Don’t let the price of this wine put you off. It’s a bit expensive for my purse too, but it frequently goes on sale for much less, and it is an excellent and well-balanced New Zealand Sauvignon Blanc that won’t drown you with overpowering grapefruit flavors or aromas of bruised tomato vine like some of the country’s cheaper wines do.
Whitehaven is a privately-owned winery, started in 1994 in a small rented facility by Sue White and her husband, Greg, who died in 2007. Today, the company produces about 250,000 cases a year of award-winning wine that’s exported around the world.
Before they got into the wine business, the Whites had worked for a decade or more in the financial sector in Wellington, New Zealand’s capital. By 1990, they’d had enough of high finance, so they decided to get out of the city and sail around the Pacific in their yacht for a few years, the company’s website and other published articles say.
Eventually, they dropped anchor in Marlborough Sounds, came ashore in Blenheim and opened the winery with the proceeds from the sale of their house and other assets.
The Whites had good timing: When they got into the business, only a handful of Marlborough’s producers were making good wine, and the region was just beginning to gain international recognition for excellent Sauvignon Blanc. The area also had been hit with a widespread phylloxera outbreak two years earlier, which may have made vineyards more affordable. There was plenty of room to establish a name and to forge a successful business.
The founding philosophy of Whitehaven, which uses a stylized ship’s anchor as part of its logo, is to produce quality wines without compromise, the website says. Sticking to the principle paid off, and by 2002, the Whites were able to build a modern winery and acquire vineyards outside of Renwick, where the company is now based.

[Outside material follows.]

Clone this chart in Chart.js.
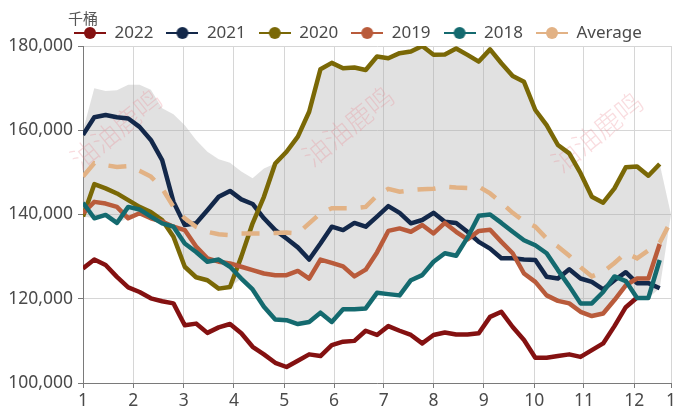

Marlborough is New Zealand’s most important wine region and has a worldwide reputation for growing pungent and flavorful Sauvignon Blanc grapes.
Situated on the northeastern tip of South Island, Marlborough has two parallel valleys, Wairau and Awatera. Both have similar soils and long, sunny growing seasons that allow grapes to ripen slowly and develop intense flavors, but each also has distinct climates cooled by differing ocean breezes.

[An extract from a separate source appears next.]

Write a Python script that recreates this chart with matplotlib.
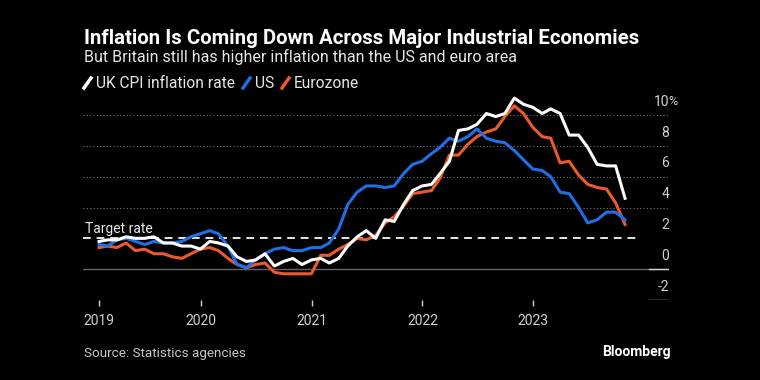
import numpy as np
import pandas as pd
import matplotlib
matplotlib.use('Agg')
from matplotlib import pyplot as plt
from matplotlib.lines import Line2D

# monthly year-over-year inflation, Jan 2019 - Oct 2023
dates = pd.date_range('2019-01-31', periods=58, freq='ME')
uk = [1.8, 1.9, 1.9, 2.1, 2.0, 2.0, 2.1, 1.7, 1.7, 1.5, 1.5, 1.3,
      1.8, 1.7, 1.5, 0.8, 0.5, 0.6, 1.0, 0.2, 0.5, 0.7, 0.3, 0.6,
      0.7, 0.4, 0.7, 1.5, 2.1, 2.5, 2.0, 3.2, 3.1, 4.2, 5.1, 5.4,
      5.5, 6.2, 7.0, 9.0, 9.1, 9.4, 10.1, 9.9, 10.1, 11.1, 10.7, 10.5,
      10.1, 10.4, 10.1, 8.7, 8.7, 7.9, 6.8, 6.7, 6.7, 4.6]
us = [1.6, 1.5, 1.9, 2.0, 1.8, 1.6, 1.8, 1.7, 1.7, 1.8, 2.1, 2.3,
      2.5, 2.3, 1.5, 0.3, 0.1, 0.6, 1.0, 1.3, 1.4, 1.2, 1.2, 1.4,
      1.4, 1.7, 2.6, 4.2, 5.0, 5.4, 5.4, 5.3, 5.4, 6.2, 6.8, 7.0,
      7.5, 7.9, 8.5, 8.3, 8.6, 9.1, 8.5, 8.3, 8.2, 7.7, 7.1, 6.5,
      6.4, 6.0, 5.0, 4.9, 4.0, 3.0, 3.2, 3.7, 3.7, 3.2]
ez = [1.4, 1.5, 1.4, 1.7, 1.2, 1.3, 1.0, 1.0, 0.8, 0.7, 1.0, 1.3,
      1.4, 1.2, 0.7, 0.3, 0.1, 0.3, 0.4, -0.2, -0.3, -0.3, -0.3, -0.3,
      0.9, 0.9, 1.3, 1.6, 2.0, 1.9, 2.2, 3.0, 3.4, 4.1, 4.9, 5.0,
      5.1, 5.9, 7.4, 7.4, 8.1, 8.6, 8.9, 9.1, 9.9, 10.6, 10.1, 9.2,
      8.6, 8.5, 6.9, 7.0, 6.1, 5.5, 5.3, 5.2, 4.3, 2.9]

series_names = ['UK CPI inflation rate', 'US', 'Eurozone']
colors = ['#ffffff', '#1f6fe6', '#ea5a2c']
year_labels = ['2019', '2020', '2021', '2022', '2023']
ytick_vals = [10, 8, 6, 4, 2, 0, -2]
ytick_labels = ['10', '8', '6', '4', '2', '0', '-2']
target = 2.0

plt.rcParams['font.family'] = ['Roboto', 'DejaVu Sans']
bg = '#000000'
grey = '#d0d0d0'

fig = plt.figure(figsize=(7.6, 3.8), dpi=100, facecolor=bg)
ax = fig.add_axes([83/760, 1 - 300/380, 586/760, 205/380])
ax.set_facecolor(bg)

for v in [4, 6, 8, 10]:
    ax.axhline(v, color='#777777', linestyle=(0, (1, 2)), linewidth=0.8, zorder=1)
ax.axhline(0, color='#666666', linewidth=1.0, zorder=1)
ax.axhline(0, xmin=0.966, xmax=1.0, color=grey, linewidth=1.0, zorder=2)
ax.axhline(-2, xmin=0.966, xmax=1.0, color=grey, linewidth=1.0, zorder=2)
ax.axhline(target, xmax=0.951, color='#e6e6e6', linestyle=(0, (4, 3)), linewidth=1.4, zorder=2)

ax.plot(dates, ez, color=colors[2], linewidth=2.2, zorder=3)
ax.plot(dates, us, color=colors[1], linewidth=2.2, zorder=4)
ax.plot(dates, uk, color=colors[0], linewidth=2.2, zorder=5)

ax.set_xlim(pd.Timestamp('2018-12-09'), pd.Timestamp('2024-03-24'))
ax.set_ylim(-2, 11.3)

tick_dates = [dates[0]] + [pd.Timestamp(y + '-01-01') for y in year_labels[1:]]
ax.set_xticks(tick_dates)
ax.set_xticklabels(year_labels, color=grey, fontsize=10)
ax.tick_params(axis='x', length=4, width=1, color=grey, pad=6)
ax.set_yticks([])
for s in ax.spines.values():
    s.set_visible(False)

for v, lab in zip(ytick_vals, ytick_labels):
    ax.annotate(lab, xy=(1.0, v), xycoords=('axes fraction', 'data'),
                xytext=(0, 9.5), textcoords='offset points',
                ha='right', va='center', color=grey, fontsize=10)
ax.annotate('%', xy=(1.0, 10), xycoords=('axes fraction', 'data'),
            xytext=(-0.8, 9.5), textcoords='offset points',
            ha='left', va='center', color=grey, fontsize=9)

ax.annotate('Target rate', xy=(0.003, target), xycoords=('axes fraction', 'data'),
            xytext=(0, 6.5), textcoords='offset points',
            ha='left', va='center', color='#e6e6e6', fontsize=10)

fig.text(84/760, 1 - 38/380, 'Inflation Is Coming Down Across Major Industrial Economies',
         color='white', fontsize=14.7, fontweight='bold', ha='left', va='center')
fig.text(84/760, 1 - 57/380, 'But Britain still has higher inflation than the US and euro area',
         color='#e6e6e6', fontsize=11.5, ha='left', va='center')

# legend with slanted swatches
leg_x = [84, 243, 282]
for x0, name, c in zip(leg_x, series_names, colors):
    fig.add_artist(Line2D([x0/760, (x0 + 7)/760], [1 - 88/380, 1 - 78/380],
                          color=c, linewidth=2.5, transform=fig.transFigure))
    fig.text((x0 + 12)/760, 1 - 83/380, name, color='#e6e6e6', fontsize=11.2,
             ha='left', va='center')

fig.text(84/760, 1 - 353/380, 'Source: Statistics agencies', color='#c8c8c8',
         fontsize=9.7, ha='left', va='center')
fig.text(671/760, 1 - 352/380, 'Bloomberg', color='white', fontsize=10,
         fontweight='bold', ha='right', va='center')

fig.savefig('out.png', dpi=100, facecolor=bg)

Since her husband’s death, Sue White has expanded the business using innovative and sustainable practices. For example, waste from the winery is recycled and grape skins from the pressings are used for livestock food. Sheep graze in the vineyard, keeping the weeds low and fertilizing in the process.
White also has a democratic management style that solicits ideas from a close-knit staff that includes senior winemaker Sam Smail.
Smail has chemistry and enology degrees and spent some time learning the craft in Napa and Italy before joining the company 17 years ago. Like many good winemakers, he relies on the grapes without adding a heavy hand in the process.
To make Sauvignon Blanc, Smail uses grapes selected from different sub-regions in Marlborough. Grapes from Wairau Valley stay on the vine longer and develop rich, complex tropical fruit flavors. Awatera grapes grow in cool, dry and windy conditions, which reduce yields and thicken the skins, giving the wine a distinct mineral character and green flavors, the winemaker says in the tasting notes.
The grapes are picked in late March and early April at night and lightly pressed immediately to avoid lengthy skin contact. The clear juice is vinified and aged in stainless steel vats at very low temperatures in separate lots from each vineyard. After 30 days, Smail blends the lots to come up with the final wine. The result is a clear, dry Sauvignon Blanc with zesty citrus flavors of grapefruit and lemon blended with abundant peach, pear and tropical fruit notes with a clean, crisp finish, the tasting notes say.
This a perfect wine for warm muggy nights and a fine companion to light foods. We had the wine with shrimp pasta, but it’s excellent with summer salads and shellfish.
Whitehaven Sauvignon Blanc is widely available throughout New England. Although the recommended retail price is $20 a bottle, I find it regularly for around $14.
Smail recommends drinking the wine while it’s fresh and young, but he also says it will “develop nicely” over the next three to five years. So, if you find it on sale, buy it and keep it for a special occasion.